Below that there is a 3D image of ink on a piece of paper. Taken with a
handheld device. "Wow" about covers it, although I might go with "WOW."

------
Jach
So has everyone else, apparently. (I'm at Siggraph. (Off topic, I also learned
I can't really see glasses-free 3D, but I'm not stereo blind. One eye may be
slightly more dominant, so it could be an issue of 'calibration' I suppose.))

MIT's is definitely the coolest and best I've seen though, I don't think I've
seen anything like it. Everyone else's is a light-based scanner or algorithms
to 3D-ify mostly flat imaging.

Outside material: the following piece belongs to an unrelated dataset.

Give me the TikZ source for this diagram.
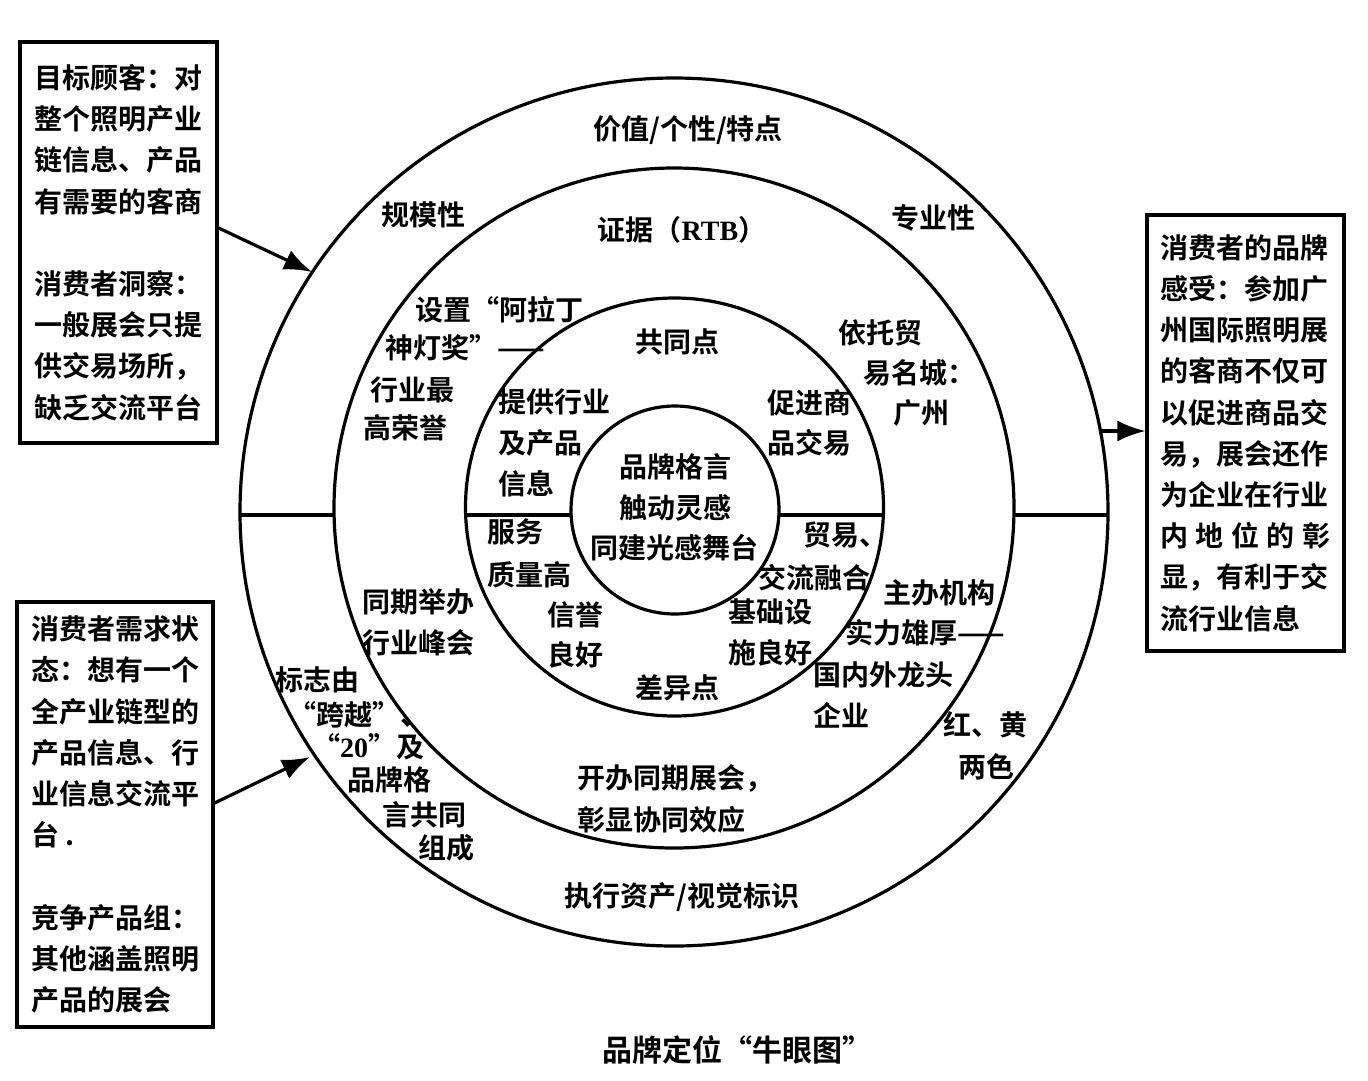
\documentclass[tikz,border=0pt]{standalone}
\usepackage{fontspec}
\newfontfamily\cjk{Noto Sans CJK SC}[BoldFont={Noto Sans CJK SC Bold}]
\newfontfamily\lat{Liberation Serif}
\usetikzlibrary{arrows.meta}
\begin{document}
\begin{tikzpicture}[x=1pt,y=-1pt,
  lbl/.style={font=\cjk\bfseries\fontsize{28}{34}\selectfont, inner sep=0pt, anchor=west},
  ctr/.style={lbl, anchor=center},
  ring/.style={line width=3.2pt},
  infobox/.style={draw, line width=3.2pt, font=\cjk\bfseries\fontsize{28}{41.2}\selectfont, align=left, inner sep=0pt},
  arr/.style={line width=3.2pt, -{Latex[length=28pt,width=21pt]}}]
\useasboundingbox (0,0) rectangle (1368,1080);
\fill[white] (0,0) rectangle (1368,1080);

% rings
\coordinate (c1) at (674,512);
\coordinate (c2) at (674,508);
\coordinate (c3) at (674.5,507);
\coordinate (c4) at (675,510);
\draw[ring] (c1) circle[radius=434pt];
\draw[ring] (c2) circle[radius=340pt];
\draw[ring] (c3) circle[radius=209pt];
\draw[ring] (c4) circle[radius=104pt];
% divider segments
\draw[ring] (240,515) -- (334,515);
\draw[ring] (466,515) -- (571,515);
\draw[ring] (779,515) -- (883,515);
\draw[ring] (1014,515) -- (1108,515);

% side boxes
\node[infobox, minimum width=197pt, minimum height=401pt] (b1) at (118.5,242.5) {目标顾客：对\\整个照明产业\\链信息、产品\\有需要的客商\\[41.2pt]消费者洞察：\\一般展会只提\\供交易场所，\\缺乏交流平台};
\node[infobox, minimum width=196pt, minimum height=425pt] (b2) at (115,814.5) {消费者需求状\\态：想有一个\\全产业链型的\\产品信息、行\\业信息交流平\\台 .\\[41.2pt]竞争产品组：\\其他涵盖照明\\产品的展会};
\node[infobox, minimum width=197pt, minimum height=436pt] (b3) at (1245.5,433) {消费者的品牌\\感受：参加广\\州国际照明展\\的客商不仅可\\以促进商品交\\易，展会还作\\为企业在行业\\\makebox[170pt][s]{内\hfil 地\hfil 位\hfil 的\hfil 彰}\\显，有利于交\\流行业信息};

% arrows
\coordinate (p1) at (312,272);
\coordinate (p2) at (310,757);
\coordinate (p3) at (1100,431);
\draw[arr] ([yshift=14.5pt]b1.east) -- (p1);
\draw[arr] ([yshift=11.5pt]b2.east) -- (p2);
\draw[arr] (p3) -- ([yshift=2pt]b3.west);

% ring labels
\node[ctr] (n1) at (688,130) {价值/个性/特点};
\node[ctr] (n2) at (423,215) {规模性};
\node[ctr] (n3) at (933,218) {专业性};
\node[ctr] (n4) at (682,230) {证据（{\lat\bfseries RTB}）};
\node[lbl] (n5) at (415,310) {设置“阿拉丁};
\node[lbl] (n6) at (385,348) {神灯奖”——};
\node[lbl] (n7) at (370,390) {行业最};
\node[lbl] (n8) at (363,428) {高荣誉};
\node[ctr] (n9) at (677,342) {共同点};
\node[lbl] (n10) at (838,333) {依托贸};
\node[lbl] (n11) at (863,373) {易名城：};
\node[lbl] (n12) at (893,413) {广州};
\node[lbl] (n13) at (498,402) {提供行业};
\node[lbl] (n14) at (498,443) {及产品};
\node[lbl] (n15) at (498,484) {信息};
\node[lbl] (n16) at (767,403) {促进商};
\node[lbl] (n17) at (767,443) {品交易};
\node[ctr] (n18) at (675,467) {品牌格言};
\node[ctr] (n19) at (675,508) {触动灵感};
\node[ctr] (n20) at (674,548) {同建光感舞台};
\node[lbl] (n21) at (487,532) {服务};
\node[lbl] (n22) at (487,575) {质量高};
\node[lbl] (n23) at (547,615) {信誉};
\node[lbl] (n24) at (547,655) {良好};
\node[lbl] (n25) at (803,535) {贸易、};
\node[lbl] (n26) at (758,578) {交流融合};
\node[lbl] (n27) at (728,612) {基础设};
\node[lbl] (n28) at (728,653) {施良好};
\node[ctr] (n29) at (677,688) {差异点};
\node[lbl] (n30) at (362,602) {同期举办};
\node[lbl] (n31) at (362,643) {行业峰会};
\node[lbl] (n32) at (883,593) {主办机构};
\node[lbl] (n33) at (845,633) {实力雄厚——};
\node[lbl] (n34) at (813,675) {国内外龙头};
\node[lbl] (n35) at (813,715) {企业};
\node[lbl] (n36) at (943,725) {红、黄};
\node[lbl] (n37) at (958,767) {两色};
\node[lbl] (n38) at (275,680) {标志由};
\node[lbl] (n39) at (288,715) {“跨越”、};
\node[lbl] (n40) at (312,747) {“{\lat\bfseries 20}”及};
\node[lbl] (n41) at (347,780) {品牌格};
\node[lbl] (n42) at (382,815) {言共同};
\node[lbl] (n43) at (418,848) {组成};
\node[lbl] (n44) at (577,778) {开办同期展会，};
\node[lbl] (n45) at (577,820) {彰显协同效应};
\node[ctr] (n46) at (682,897) {执行资产/视觉标识};
\node[ctr, font=\cjk\bfseries\fontsize{30}{36}\selectfont] (cap) at (737,1050) {品牌定位“牛眼图”};
\end{tikzpicture}
\end{document}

This amazes me beyond no end.

------
asifjamil
_"When the metallic side is pressed against the surface of an object, the
rubber deforms slightly"_

while the concept is great, it still doesn't maximize precision (for high
resolution analysis), since the pressure can also deform your object of
interest. ideally, you would want to use a metallic as less viscous as
possible to keep the surfaces rigid.

------
pontifier
This is truly remarkable. I woke up in the middle of the night after reading
this with a few improvements that can turn this into a human-equivalent level
skin sensor for robotics.

Temperature: add something that changes color based on temperature.

Wetness: add some microchannels and watch them as they wick moisture into the
material

Pain: introduce small ink packages that will burst if the material is damaged.

Vibration: add a microphone to detect pressure changes in the touched object,
or if your cameras are fast enough just watch the surface as it moves up and
down.

This could also be simply expanded to senses we don't have: Magnetism (ferrous
particles), radiation(scintillation), PH level(litmus), detecting the presence
of any chemical directly(specialised receptor), etc... this is revolutionary.

Using cameras behind a gel is a simple, non-obvious(to me), solution to the
contact sensing problem. This is going to be used everywhere.

------
Gianteye
I wonder how easy a cheap, low tech version of this would be to make. A camera
staring at the underside of a clear gel with an incredibly thin layer of
opaque reflective pigment on top of it could pick up and translate a depth map
if the surface were evenly lit.

------
extension
The computer vision part might be related to polynomial texture mapping:
<http://www.hpl.hp.com/research/ptm/>

------
tocomment
I don't understand how this works. Little help hn!

------
neves
Inside sources say that it will be called Nitendo 3DS